Du Cap de Bonne-Espérance en général.



Le Le Cap de Bonne-Espérance[1] fait proprement la pointe occidentale de la baie Falso, par la latitude sud de 34° 26′, et par la longitude de 35° à l’est de Ténériffe. Cependant ce n’est pas cette pointe qui est le cap le plus méridional de l’Afrique : c’est le cap des Aiguilles qui occupe cette place, à quelques milles plus à l’est, par la latitude sud de 34° 50’. Voyez la carte planche III à la fin de ce volume.

À sept milles plus au nord de la pointe occidentale de la baie Falso est la montagne du Lion. De la partie la plus septentrionale, ou de la Croupe du Lion, s’avance en mer une langue de terre fort basse, appelée les Dunes (Duintjes), qui est la pointe occidentale de la baie de la Table. Cela forme un golfe spacieux, dans lequel les vaisseaux sont à l’abri de tous les vents, excepté celui de nord-ouest, jusqu’à ceux d’ouest-nord-ouest, qui, dans les tems de tempête, y occasionnent une grosse mer fort dangereuse. C’est par un de ces coups de vent que la Compagnie perdit, en 1737, sept de ses vaisseaux à leur retour dans la patrie.

À l’entrée de la baie de la Table, on trouve l’île des Phoques (Robben-Eiland), laquelle peut avoir trois quarts de lieue de circuit. Cette île stérile n’est composée que de rochers, avec quelques endroits sablonneux. C’est-là qu’on exile les malfaiteurs du Cap et des Indes. Ils y travaillent pendant quelques heures du jour à exploiter pour la Compagnie des carrières dont les pierres servent au Cap à la construction des maisons et à d’autres ouvrages ; la Compagnie leur fournit les vivres nécessaires à leur subsistance.

Un sergent, sous le nom de chef-de-poste (posthouder), y surveille, avec vingt-quatre hommes, ces malfaiteurs, qui, lorsque j’y mouillai au commencement de 1771, étoient au nombre de soixante-dix au moins. Il n’est permis à aucune femme, pas même à celle du sergent, de séjourner dans l’île. Ce sergent demeure à l’extrémité orientale de l’île, où l’on a bâti quelques maisons pour les malfaiteurs. L’île est entourée de plusieurs récifs ; et à un quart de lieue au sud gît un grand rocher à fleur d’eau, connu sous le nom de la Baleine (de Walvisch), où il y a de forts brisans pour peu que la mer soit agitée. La rade, à l’est de l’île, a neuf brasses de profondeur.

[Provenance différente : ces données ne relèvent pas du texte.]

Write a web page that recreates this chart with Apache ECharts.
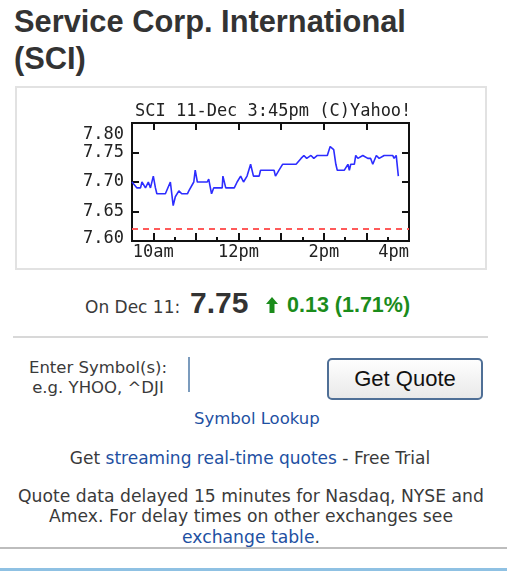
<!DOCTYPE html>
<html>
<head>
<meta charset="utf-8">
<title>Service Corp. International (SCI)</title>
<script src="https://cdn.jsdelivr.net/npm/echarts@6/dist/echarts.min.js"></script>
<style>
body { margin:0; width:507px; height:571px; background:#fff; position:relative; overflow:hidden;
       font-family:"DejaVu Sans", sans-serif; color:#3a3a3a; }
.abs { position:absolute; white-space:nowrap; }
a { color:#1e50a2; text-decoration:none; }
h1 { position:absolute; left:14px; top:3px; margin:0; font:bold 30.8px/37px "Liberation Sans", Arial, sans-serif; color:#333; }
#chart { position:absolute; left:15px; top:86px; width:468px; height:180px; border:2px solid #e2e2e2; }
.big { font:bold 30px/30px "Liberation Sans", Arial, sans-serif; color:#333; }
.chg { font:bold 21.5px/21.5px "Liberation Sans", Arial, sans-serif; color:#1b8c1b; }
.btn { position:absolute; left:327px; top:358px; width:156px; height:42px; box-sizing:border-box;
       border:2px solid #4f6f96; border-radius:5px; background:linear-gradient(#fefefe,#e9e9e9);
       font:22px/38px "Liberation Sans", Arial, sans-serif; color:#111; text-align:center; }
</style>
</head>
<body>
<h1>Service Corp. International<br>(SCI)</h1>
<div id="chart"></div>

<div class="abs" style="left:85px;top:299px;font-size:17px;line-height:17px;">On Dec 11:</div>
<div class="abs big" style="left:190px;top:288px;">7.75</div>
<svg class="abs" style="left:266px;top:297px;" width="12" height="16" viewBox="0 0 12 16">
  <polygon points="6,0 12,7 8.5,7 8.5,16 3.5,16 3.5,7 0,7" fill="#1b8c1b"/>
</svg>
<div class="abs chg" style="left:287px;top:295px;">0.13 (1.71%)</div>

<div class="abs" style="left:13px;top:336px;width:475px;height:2px;background:#d8d8d8;"></div>

<div class="abs" style="left:0;top:358px;width:196px;text-align:center;font-size:16.5px;line-height:20px;">Enter Symbol(s):<br>e.g. YHOO, ^DJI</div>
<div class="abs" style="left:188px;top:357px;width:1.5px;height:35px;background:#7b9bbd;"></div>
<div class="btn">Get Quote</div>

<div class="abs" style="left:194px;top:409px;font-size:16.5px;line-height:20px;"><a>Symbol Lookup</a></div>
<div class="abs" style="left:0;top:448px;width:500px;text-align:center;font-size:17px;line-height:20px;">Get <a>streaming real-time quotes</a> - Free Trial</div>
<div class="abs" style="left:0;top:486px;width:502px;text-align:center;font-size:17.2px;line-height:20.3px;">Quote data delayed 15 minutes for Nasdaq, NYSE and<br>Amex. For delay times on other exchanges see<br><a>exchange table</a>.</div>

<div class="abs" style="left:0;top:547px;width:507px;height:1.5px;background:#bdbdbd;"></div>
<div class="abs" style="left:0;top:568px;width:507px;height:3px;background:#8fc1e3;"></div>

<script>
// intraday quotes
const times = ['9:30','9:31','9:37','9:42','9:44','9:49','9:53','9:56','10:00','10:03',
  '10:05','10:17','10:24','10:28','10:31','10:36','10:40','10:48','10:50','10:57',
  '10:59','11:02','11:06','11:16','11:18','11:22','11:25','11:32','11:37','11:38',
  '11:42','11:44','11:54','11:58','12:03','12:07','12:12','12:17','12:21','12:24',
  '12:29','12:31','12:50','12:52','12:57','13:02','13:21','13:28','13:32','13:36',
  '13:42','13:46','13:51','14:05','14:09','14:14','14:17','14:19','14:29','14:34',
  '14:36','14:38','14:43','14:45','14:48','14:55','15:02','15:06','15:09','15:14',
  '15:18','15:25','15:37','15:39','15:42','15:45'];
const prices = [7.70,7.70,7.69,7.69,7.70,7.69,7.70,7.69,7.71,7.69,
  7.68,7.68,7.70,7.66,7.675,7.685,7.68,7.68,7.685,7.70,
  7.72,7.70,7.70,7.70,7.705,7.68,7.69,7.69,7.69,7.71,
  7.69,7.69,7.69,7.70,7.71,7.70,7.71,7.73,7.71,7.71,
  7.71,7.72,7.72,7.71,7.72,7.73,7.73,7.74,7.745,7.74,
  7.745,7.74,7.745,7.745,7.76,7.755,7.73,7.72,7.72,7.73,
  7.72,7.73,7.73,7.745,7.74,7.745,7.74,7.74,7.73,7.745,
  7.74,7.745,7.745,7.74,7.745,7.71];
const prevClose = 7.62;

const chartTitle = 'SCI 11-Dec 3:45pm (C)Yahoo!';
const sessionStart = '9:30', sessionEnd = '16:00';
const hourTicks = ['10:00','11:00','12:00','13:00','14:00','15:00','16:00'];
const halfHourTicks = ['10:30','11:30','12:30','13:30','14:30','15:30'];
const labelTimes = ['10:00','12:00','14:00','16:00'];
const labelText = ['10am','12pm','2pm','4pm'];
const yMin = 7.60, yMax = 7.80, yStep = 0.05;

function toMin(t){
  let p = t.split(':');
  return (+p[0]) * 60 + (+p[1]);
}

const mono = 'DejaVu Sans Mono';
const ink = '#111';

let chart = echarts.init(document.getElementById('chart'));
let xBase = {
  type: 'value', min: toMin(sessionStart), max: toMin(sessionEnd),
  axisLine: {show: false}, splitLine: {show: false}
};
let option = {
  animation: false,
  title: {
    text: chartTitle, left: 118, top: 15, padding: 0,
    textStyle: {fontFamily: mono, fontSize: 17, fontWeight: 'normal', color: '#222'}
  },
  grid: {left: 115, top: 35, width: 277, height: 118, show: true, borderColor: ink, borderWidth: 2},
  xAxis: [
    Object.assign({}, xBase, {
      position: 'bottom',
      axisTick: {inside: true, length: 4, customValues: halfHourTicks.map(toMin), lineStyle: {color: ink, width: 2}},
      axisLabel: {
        customValues: labelTimes.map(toMin), margin: 3, alignMaxLabel: 'right',
        fontFamily: mono, fontSize: 17, color: '#222',
        formatter: function(v){ return labelText[labelTimes.map(toMin).indexOf(v)] || ''; }
      }
    }),
    Object.assign({}, xBase, {
      position: 'bottom',
      axisTick: {inside: true, length: 8, customValues: hourTicks.map(toMin), lineStyle: {color: ink, width: 2}},
      axisLabel: {show: false}
    }),
    Object.assign({}, xBase, {
      position: 'top',
      axisTick: {inside: true, length: 7, customValues: hourTicks.map(toMin), lineStyle: {color: ink, width: 2}},
      axisLabel: {show: false}
    })
  ],
  yAxis: [
    {
      type: 'value', min: yMin, max: yMax, interval: yStep, position: 'left',
      axisLine: {show: false}, splitLine: {show: false},
      axisTick: {inside: true, length: 7, lineStyle: {color: ink, width: 2}},
      axisLabel: {
        margin: 8, fontFamily: mono, fontSize: 17, color: '#222',
        formatter: function(v){
          let s = v.toFixed(2);
          if (Math.abs(v - yMax) < 1e-6) return '{hi|' + s + '}';
          if (Math.abs(v - yMin) < 1e-6) return '{lo|' + s + '}';
          return s;
        },
        rich: {
          hi: {fontFamily: mono, fontSize: 17, color: '#222', padding: [24, 0, 0, 0]},
          lo: {fontFamily: mono, fontSize: 17, color: '#222', padding: [0, 0, 5, 0]}
        }
      }
    },
    {
      type: 'value', min: yMin, max: yMax, interval: yStep, position: 'right',
      axisLine: {show: false}, splitLine: {show: false},
      axisTick: {inside: true, length: 7, lineStyle: {color: ink, width: 2}},
      axisLabel: {show: false}
    }
  ],
  series: [
    {
      type: 'line',
      xAxisIndex: 0, yAxisIndex: 0,
      data: times.map(function(t, i){ return [toMin(t), prices[i]]; }),
      showSymbol: false,
      lineStyle: {color: '#2d2dff', width: 1.6},
      markLine: {
        silent: true, symbol: 'none', label: {show: false},
        lineStyle: {color: '#ff5a5a', type: [6, 5], width: 2},
        data: [{yAxis: prevClose}]
      }
    }
  ]
};
chart.setOption(option);
</script>
</body>
</html>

La baie de la Table est circonscrite au sud par trois hautes montagnes ; savoir, la montagne du Lion à l’ouest, celle de la Table au centre, et celle du Vent (Wind-berg) ou du Diable (Duivels-berg) à l’orient. Ces trois montagnes forment ensemble à peu près un demi cercle qui contient la vallée de la Table (Tafel-vallei), dans laquelle se trouvent la ville et le château du Cap.

La montagne du Lion a reçu ce nom de ce qu’étant vue d’un certain endroit elle ressemble un peu à la figure d’un lion couché. On la divise en deux parties, la Tête du Lion (Leeuwenkop), et la Croupe ou Queue du Lion (Leeuwenstaart). La Tête du Lion n’est composée de haut en bas que de rochers ; la Croupe est également une masse de rochers, mais qui sont couverts d’un peu de terre où croit une mauvaise espèce d’herbe, laquelle sert de commune à ceux qui veulent y faire paître leurs bestiaux.

L’abbé de la Caille a trouvé que la hauteur de la Tête du Lion, au-dessus du niveau de la mer, est de deux mille cent cinquante-un pieds rhynlandiques, et celle de la Croupe d’un mille un cent quarante pieds de la même mesure.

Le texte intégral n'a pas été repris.